The centerpiece is a collection of five diverse compositions, each dealing with the interaction of clearly defined but culturally different musical styles. Motet on Doo-dah is a member of this portion of the trilogy and combines at least four different style components. The composition is an isorhythmic motet in the manner of certain French compositions of the fourteenth century. Its cantus firmus is Stephen Foster's "Camptown Races." Because of the nature of the tune, it was possible to develop a quasi-twelve-tone structure for the piece. The resulting polyphonic web is embellished to provide direct reference to that body of Korean court music known as Ah-Ak ("refined music"). To get at the sound of the Korean court ensemble, with its flutes, bells, stone slabs, and drums, it was necessary to use many of the new instrumental techniques that are being developed by many Western composers and performers. Listening to the long sustained tones in the alto flute, one can hear "Camptown Races" ornamented and stretched out over the whole piece. The other instruments also play phrases of the tune or its mirror inversion.

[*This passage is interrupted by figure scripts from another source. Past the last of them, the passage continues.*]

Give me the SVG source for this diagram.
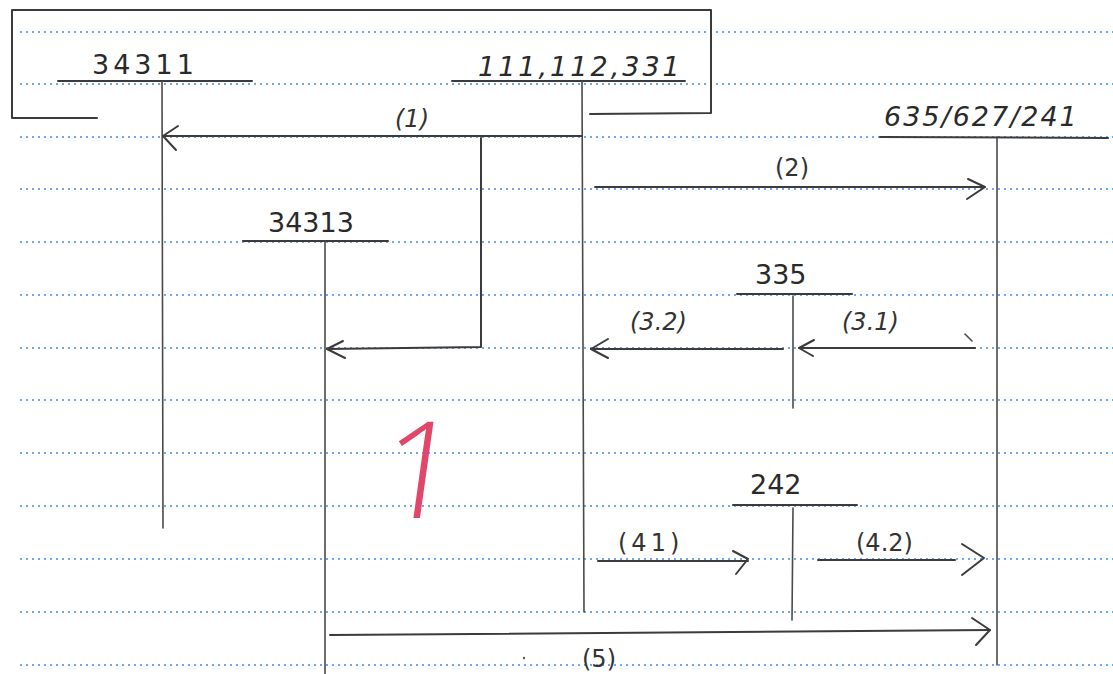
<svg xmlns="http://www.w3.org/2000/svg" width="1113" height="674" viewBox="0 0 1113 674">
<defs>
<style>
.rule{stroke:#6fa8e6;stroke-width:2;stroke-dasharray:2 4;fill:none}
.ln{stroke:#3b3b3b;stroke-width:2;fill:none;stroke-linecap:round;stroke-linejoin:round}
.thin{stroke:#4a4a4a;stroke-width:1.6;fill:none;stroke-linecap:round}
.acct{font-family:"DejaVu Sans",sans-serif;font-size:27px;fill:#2a2a2a}
.lbl{font-family:"DejaVu Sans",sans-serif;font-size:24px;fill:#333}
</style>
</defs>
<rect width="1113" height="674" fill="#ffffff"/>
<g id="rules">
<line class="rule" x1="20" y1="32" x2="1113" y2="32"/>
<line class="rule" x1="20" y1="84" x2="1113" y2="84"/>
<line class="rule" x1="20" y1="137" x2="1113" y2="137"/>
<line class="rule" x1="20" y1="189" x2="1113" y2="189"/>
<line class="rule" x1="20" y1="242" x2="1113" y2="242"/>
<line class="rule" x1="20" y1="295" x2="1113" y2="295"/>
<line class="rule" x1="20" y1="348" x2="1113" y2="348"/>
<line class="rule" x1="20" y1="400" x2="1113" y2="400"/>
<line class="rule" x1="20" y1="453" x2="1113" y2="453"/>
<line class="rule" x1="20" y1="506" x2="1113" y2="506"/>
<line class="rule" x1="20" y1="559" x2="1113" y2="559"/>
<line class="rule" x1="20" y1="612" x2="1113" y2="612"/>
<line class="rule" x1="20" y1="665" x2="1113" y2="665"/>
</g>
<g id="acc-34311">
<text class="acct" x="92" y="74" letter-spacing="4">34311</text>
<line class="ln" x1="58" y1="81" x2="252" y2="81"/>
<line class="thin" x1="162" y1="81" x2="163" y2="528"/>
</g>
<g id="acc-111-112-331">
<text class="acct" x="478" y="76" font-style="italic" letter-spacing="3">111,112,331</text>
<line class="ln" x1="452" y1="81" x2="685" y2="81"/>
<line class="thin" x1="582" y1="81" x2="584" y2="612"/>
</g>
<g id="acc-635-627-241">
<text class="acct" x="884" y="126" font-style="italic" font-size="25" letter-spacing="2">635/627/241</text>
<line class="ln" x1="880" y1="137" x2="1108" y2="138"/>
<line class="thin" x1="997" y1="137" x2="997" y2="665"/>
</g>
<g id="acc-34313">
<text class="acct" x="268" y="232">34313</text>
<line class="ln" x1="243" y1="241" x2="388" y2="241"/>
<line class="thin" x1="325" y1="241" x2="325" y2="674"/>
</g>
<g id="acc-335">
<text class="acct" x="755" y="284">335</text>
<line class="ln" x1="737" y1="294" x2="852" y2="294"/>
<line class="thin" x1="793" y1="296" x2="793" y2="408"/>
</g>
<g id="acc-242">
<text class="acct" x="750" y="494">242</text>
<line class="ln" x1="733" y1="505" x2="857" y2="505"/>
<line class="thin" x1="793" y1="508" x2="792" y2="620"/>
</g>
<g id="connectors">
<path class="ln" d="M97 118 L12 118 L12 10 L711 10 L711 113 L590 114"/>
<line class="ln" x1="582" y1="136" x2="163" y2="136"/>
<path class="ln" d="M178 126 L163 136 L176 150"/>
<text class="lbl" x="395" y="127" font-style="italic">(1)</text>
<path class="ln" d="M481 138 L481 347 L327 349"/>
<path class="ln" d="M343 341 L327 349 L345 358"/>
<line class="ln" x1="595" y1="187" x2="985" y2="187"/>
<path class="ln" d="M968 179 L985 187 L967 199"/>
<text class="lbl" x="775" y="176">(2)</text>
<line class="ln" x1="975" y1="348" x2="799" y2="348"/>
<path class="ln" d="M814 340 L799 348 L813 356"/>
<path class="thin" d="M965 334 L972 341"/>
<text class="lbl" x="842" y="330" font-style="italic">(3.1)</text>
<line class="ln" x1="783" y1="349" x2="591" y2="349"/>
<path class="ln" d="M608 339 L591 349 L608 358"/>
<text class="lbl" x="630" y="330" font-style="italic">(3.2)</text>
<line class="ln" x1="598" y1="561" x2="748" y2="561"/>
<path class="ln" d="M733 551 L748 559 L736 574"/>
<text class="lbl" x="618" y="551" font-size="28" letter-spacing="4">(41)</text>
<line class="ln" x1="818" y1="560" x2="955" y2="560"/>
<path class="ln" d="M962 544 L984 558 L962 575" stroke-width="2.6"/>
<text class="lbl" x="856" y="551" font-size="27" fill="#777">(4.2)</text>
<line class="ln" x1="330" y1="635" x2="990" y2="630"/>
<path class="ln" d="M972 618 L990 630 L976 645"/>
<text class="lbl" x="582" y="667" font-size="18">(5)</text>
<circle cx="524" cy="658" r="1.2" fill="#555"/>
</g>
<g id="mark">
<text x="0" y="0" font-family="'Open Sans', 'Noto Sans', sans-serif" font-size="135" font-weight="300" fill="#e0476b" transform="translate(375 518) skewX(-8)">1</text>
</g>
</svg>
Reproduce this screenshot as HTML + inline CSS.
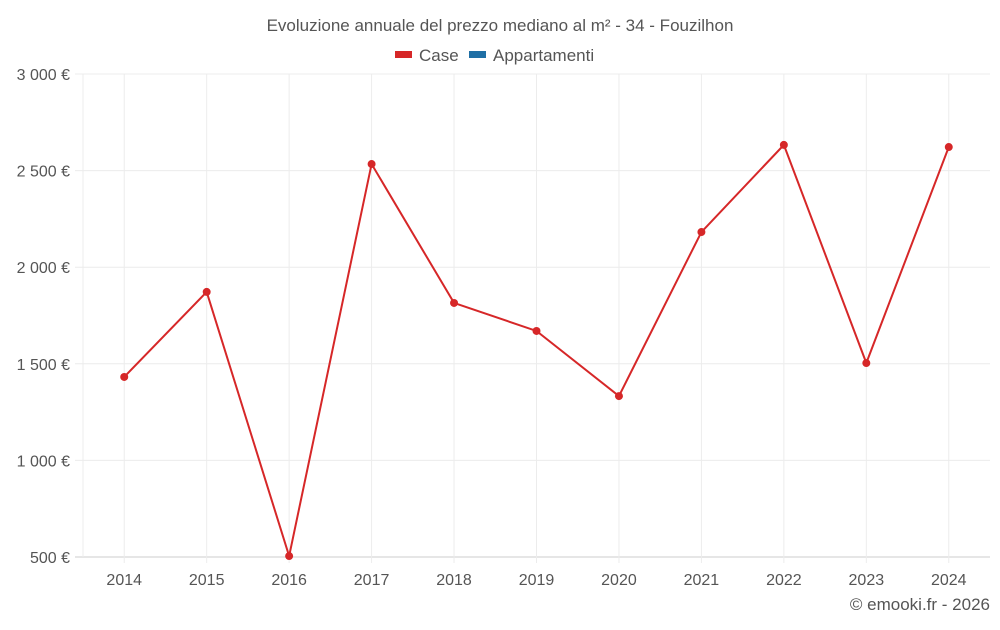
<!DOCTYPE html>
<html><head><meta charset="utf-8"><style>
body{margin:0;background:#fff;font-family:"Liberation Sans",sans-serif;}
svg text{font-family:"Liberation Sans",sans-serif;}
</style></head><body>
<svg id="chart" width="1000" height="625" xmlns="http://www.w3.org/2000/svg">
<text x="500" y="31" text-anchor="middle" font-size="17" fill="#555">Evoluzione annuale del prezzo mediano al m² - 34 - Fouzilhon</text>
<g><rect x="395" y="51" width="17" height="7" fill="#d62728"/><text x="419" y="61" font-size="17" fill="#555">Case</text></g>
<g><rect x="469" y="51" width="17" height="7" fill="#1f6fa5"/><text x="493" y="61" font-size="17" fill="#555">Appartamenti</text></g>
<g id="grid"></g><g id="axes"></g><g id="series"></g>
<text x="990" y="610" text-anchor="end" font-size="17" fill="#555">© emooki.fr - 2026</text>
</svg>
<script>
const years=["2014","2015","2016","2017","2018","2019","2020","2021","2022","2023","2024"];
const caseValues=[1432,1872,505,2534,1815,1670,1333,2182,2633,1504,2622];
const yTicks=[500,1000,1500,2000,2500,3000];
const yTickLabels=["500 €","1 000 €","1 500 €","2 000 €","2 500 €","3 000 €"];
const NS="http://www.w3.org/2000/svg";
const L=83,R=990,T=74,B=557,ymin=500,ymax=3000;
const bw=(R-L)/years.length;
const xs=i=>L+bw*(i+0.5);
const ys=v=>B-(v-ymin)/(ymax-ymin)*(B-T);
function mk(tag,attrs,parent){const e=document.createElementNS(NS,tag);for(const k in attrs)e.setAttribute(k,attrs[k]);document.getElementById(parent).appendChild(e);return e;}
yTicks.forEach((t,i)=>{
 const g=mk('line',{x1:75,x2:R,y1:ys(t),y2:ys(t),stroke:i==0?'#ccc':'#ececec'},'grid');
 
 
 const tx=mk('text',{x:70,y:ys(t)+6,'text-anchor':'end','font-size':16,fill:'#555'},'axes');
 tx.textContent=yTickLabels[i];
 
 
});
const ax=mk('line',{x1:L,x2:L,y1:T,y2:B,stroke:'#ececec'},'grid');


years.forEach((y,i)=>{
 const g=mk('line',{x1:xs(i),x2:xs(i),y1:T,y2:B+6,stroke:'#ececec'},'grid');
 
 
 const tx=mk('text',{x:xs(i),y:585,'text-anchor':'middle','font-size':16,fill:'#555'},'axes');
 tx.textContent=y;
 
 
});
const line=mk('polyline',{points:caseValues.map((v,i)=>xs(i)+','+ys(v)).join(' '),fill:'none',stroke:'#d62728','stroke-width':2},'series');


caseValues.forEach((v,i)=>{
 const c=mk('circle',{cx:xs(i),cy:ys(v),r:4,fill:'#d62728'},'series');
 
 
});
</script>
</body></html>
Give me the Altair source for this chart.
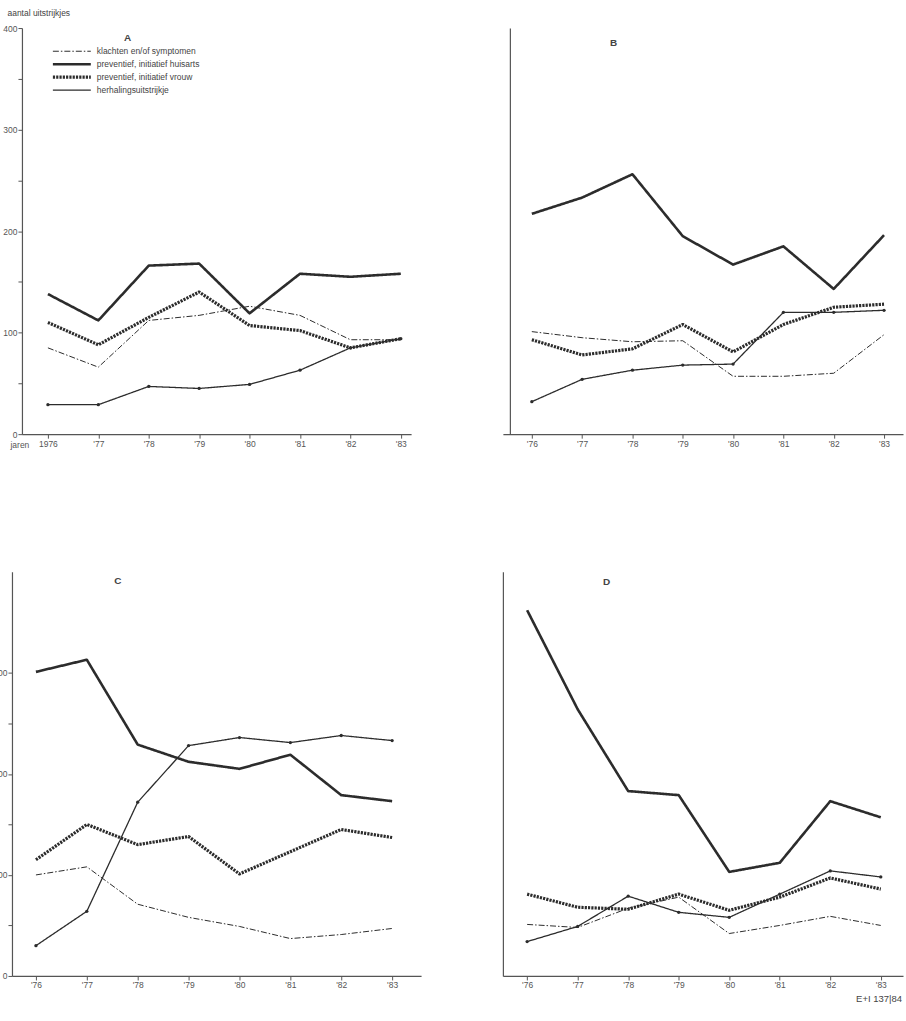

To some listeners, the combination of these elements may appear to refer to some less than sanguine cultural interactions. From a more positive point of view however the piece celebrates the fecundity of our pluralistic age.
As with many new works involving the extension of traditional playing techniques, Motet on Doo-dah was created for specific performers, flutist Marjorie Shansky and bassist Salvatore Macchia, both one-time colleagues of mine at Yale. The range of new techniques is considerable. The flutist is required to produce glissandos and microtonal intervals, modulate vibrato within defined limits sing while playing, and fluttertongue. The bassist as well is called on to produce a variety of vibrato types, glissandos, and microtonal intervals. Extensions of the piano, a more limited instrument with regard to possibilities for pitch modification, occur mainly in the timbral domain, the player being required to stop, damp, and pluck strings in addition to playing on the keyboard. S/he, too, at times sings.
Motet on Doo-Dah is recorded by Harvey Sollberger, Donald Palma, and Daniel Schulman on the New World compact disc, 80541-2.